Vergroot het nieuwe BBV de vergelijkbaarheid?
- Artikel
- 26 juli 2016
Eén van de belangrijkste doelstellingen van de vernieuwingen van het BBV is het vergroten van de vergelijkbaarheid tussen gemeenten. Nu gemeenten volop aan de slag zijn met de implementatie van de wijzigingen in de begroting 2017 en de commissie BBV op een aantal punten verduidelijking heeft geboden met diverse notities, is het een mooi moment om eens te kijken wat er van de gewenste vergelijkbaarheid terecht gaat komen.
Uniformering
Het is helder dat vergelijkingen straks makkelijker worden doordat iedere gemeente dezelfde taakvelden moet gaan gebruiken en deze als bijlage bij de begroting naar de Raad moet sturen. Ook de introductie van de verplichte, uniforme beleidsindicatoren en de voorgeschreven financiële kengetallen leveren een belangrijke bijdrage aan de vergelijkbaarheid, hoewel bij de kengetallen geldt dat een goede toelichting noodzakelijk is om de cijfers op de juiste manier te kunnen interpreteren.
Geen 100% vergelijkbaarheid
Toch zal vergelijkbaarheid niet op alle terreinen mogelijk zijn. Vooral op het gebied van overhead en rente blijft de vergelijking van gemeenten lastig. Voor de rente kiest de commissie voor een aanbeveling (en dus geen stellige uitspraak) om geen rente meer aan het eigen vermogen toe te rekenen. Het mag nog wel en dit blijft dus een belangrijk verschil. Wanneer gekozen wordt voor rente toerekenen over het eigen vermogen, dan moet wel de stellige uitspraak opgevolgd worden dat deze rente maximaal het rentepercentage mag zijn dat is gebaseerd op het gewogen samenstel van de externe rentelasten over de lang en kort aangetrokken financieringsmiddelen. De verschillen zullen daarmee kleiner worden dan tot nu toe. Nu kan iedere gemeente immers nog zelf kiezen welk percentage er aan het eigen vermogen toegerekend wordt.
Bij de overhead zitten de mogelijke verschillen vooral in de interpretaties van definities. Uit vragen bij opdrachtgevers en in trainingen blijkt dat de notitie overhead uit april geen 100% duidelijkheid geeft welke posten wel en welke niet onder de definitie van overhead vallen. De notitie biedt interpretatiemogelijkheden. Een paar voorbeelden: hoe ga je om met opleidingskosten, klantcontactcentrum, huisvesting etc. Dit kan tot gevolg hebben dat de ene gemeente meer onder de overhead schaart dan de andere. Er zullen keuzes gemaakt worden, gebaseerd op administratieve eenvoud of op de wens om de overhead zo laag mogelijk te houden.
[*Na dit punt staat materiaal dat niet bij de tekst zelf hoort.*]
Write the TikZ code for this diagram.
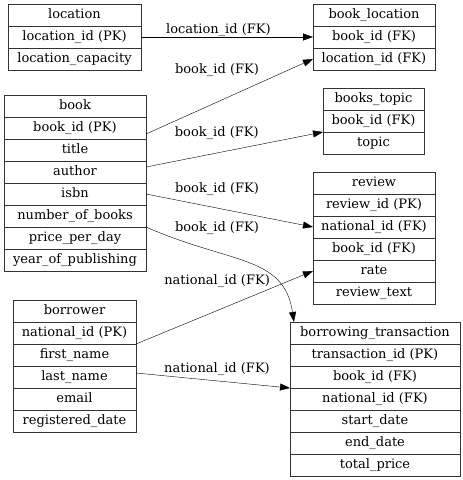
\documentclass[tikz,border=0pt]{standalone}
\usepackage{fontspec}
\setmainfont{DejaVu Serif}
\usetikzlibrary{arrows.meta,positioning}

\begin{document}
\begin{tikzpicture}[
  x=1pt, y=-1pt,
  field/.style={draw=black!80, minimum height=22pt, inner sep=0pt, outer sep=0pt,
                text height=9.5pt, text depth=3pt, font=\fontsize{13}{15}\selectfont},
  loctbl/.style={field, minimum width=133pt},
  bltbl/.style={field, minimum width=122pt},
  tptbl/.style={field, minimum width=101pt},
  booktbl/.style={field, minimum width=142pt},
  rvtbl/.style={field, minimum width=122pt},
  brtbl/.style={field, minimum width=123pt},
  trtbl/.style={field, minimum width=170pt},
  fk/.style={-{Triangle[length=10pt,width=7pt]}, draw=black},
  fklabel/.style={font=\fontsize{13}{15}\selectfont, inner sep=0pt},
]
  \useasboundingbox (0,0) rectangle (463,480);

  % location ----------------------------------------------------------------
  \node[loctbl] (loc1) at (74.5,15) {location};
  \node[loctbl, below=0pt of loc1] (loc2) {location\_id (PK)};
  \node[loctbl, below=0pt of loc2] (loc3) {location\_capacity};

  % book_location -----------------------------------------------------------
  \node[bltbl] (bl1) at (374,15) {book\_location};
  \node[bltbl, below=0pt of bl1] (bl2) {book\_id (FK)};
  \node[bltbl, below=0pt of bl2] (bl3) {location\_id (FK)};

  % books_topic -------------------------------------------------------------
  \node[tptbl] (tp1) at (373.5,99) {books\_topic};
  \node[tptbl, below=0pt of tp1] (tp2) {book\_id (FK)};
  \node[tptbl, below=0pt of tp2] (tp3) {topic};

  % book --------------------------------------------------------------------
  \node[booktbl] (bk1) at (75,106) {book};
  \node[booktbl, below=0pt of bk1] (bk2) {book\_id (PK)};
  \node[booktbl, below=0pt of bk2] (bk3) {title};
  \node[booktbl, below=0pt of bk3] (bk4) {author};
  \node[booktbl, below=0pt of bk4] (bk5) {isbn};
  \node[booktbl, below=0pt of bk5] (bk6) {number\_of\_books};
  \node[booktbl, below=0pt of bk6] (bk7) {price\_per\_day};
  \node[booktbl, below=0pt of bk7] (bk8) {year\_of\_publishing};

  % review ------------------------------------------------------------------
  \node[rvtbl] (rv1) at (374,183) {review};
  \node[rvtbl, below=0pt of rv1] (rv2) {review\_id (PK)};
  \node[rvtbl, below=0pt of rv2] (rv3) {national\_id (FK)};
  \node[rvtbl, below=0pt of rv3] (rv4) {book\_id (FK)};
  \node[rvtbl, below=0pt of rv4] (rv5) {rate};
  \node[rvtbl, below=0pt of rv5] (rv6) {review\_text};

  % borrower ----------------------------------------------------------------
  \node[brtbl] (br1) at (74.5,311) {borrower};
  \node[brtbl, below=0pt of br1] (br2) {national\_id (PK)};
  \node[brtbl, below=0pt of br2] (br3) {first\_name};
  \node[brtbl, below=0pt of br3] (br4) {last\_name};
  \node[brtbl, below=0pt of br4] (br5) {email};
  \node[brtbl, below=0pt of br5] (br6) {registered\_date};

  % borrowing_transaction ---------------------------------------------------
  \node[trtbl] (tr1) at (375,333) {borrowing\_transaction};
  \node[trtbl, below=0pt of tr1] (tr2) {transaction\_id (PK)};
  \node[trtbl, below=0pt of tr2] (tr3) {book\_id (FK)};
  \node[trtbl, below=0pt of tr3] (tr4) {national\_id (FK)};
  \node[trtbl, below=0pt of tr4] (tr5) {start\_date};
  \node[trtbl, below=0pt of tr5] (tr6) {end\_date};
  \node[trtbl, below=0pt of tr6] (tr7) {total\_price};

  % foreign keys ------------------------------------------------------------
  \draw[fk] (loc2.east) -- node[fklabel, pos=.45, yshift=7pt] {location\_id (FK)} (bl2.west);
  \draw[fk] ([yshift=-6pt]bk2.east) -- node[fklabel, pos=.425, yshift=32pt] {book\_id (FK)} (bl3.west);
  \draw[fk] ([yshift=5pt]bk4.east) -- node[fklabel, pos=.4, yshift=20pt] {book\_id (FK)} (tp2.south west);
  \draw[fk] (bk5.east) -- node[fklabel, pos=.425, yshift=19pt] {book\_id (FK)} (rv3.west);
  \draw[fk] (bk7.north east) .. controls +(84,37) and +(-10,-67) ..
    node[fklabel, pos=.32, yshift=24pt] {book\_id (FK)} ([xshift=4pt]tr1.north west);
  \draw[fk] (br2.south east) -- node[fklabel, pos=.458, yshift=29pt] {national\_id (FK)} (rv5.west);
  \draw[fk] ([yshift=4pt]br4.east) -- node[fklabel, pos=.526, yshift=12pt] {national\_id (FK)} (tr4.north west);
\end{tikzpicture}
\end{document}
Het ligt voor de hand dat er de komende jaren verdere aanscherping van regels en definities zal gaan komen. Accountants zullen bij de jaarrekening ook iets gaan vinden van de gemaakte keuzes. De verschillen zullen dus nog verder afnemen maar er zal altijd ruimte voor interpretatie blijven en tot op zekere hoogte worden dus altijd appels met peren vergeleken.
Risicovol
Er natuurlijk is niets mis met het feit dat er bepaalde keuzes mogelijk blijven voor gemeenten en 100% vergelijkbaarheid is een utopie. Het risico is echter dat raadsleden of andere gebruikers van begrotingen en jaarrekeningen zich dit niet realiseren en klakkeloos cijfers over (bijvoorbeeld) overhead gaan vergelijken en daar conclusies aan verbinden, bijvoorbeeld dat er bezuinigd moet worden op de overhead omdat die zoveel hoger is dan bij een buurgemeente. Het is daarom belangrijk dat er goede toelichtingen geschreven worden en dat lezers van de begroting en jaarrekening zich realiseren dat de ene gemeente de andere niet is en geen overhaaste conclusies gaan trekken.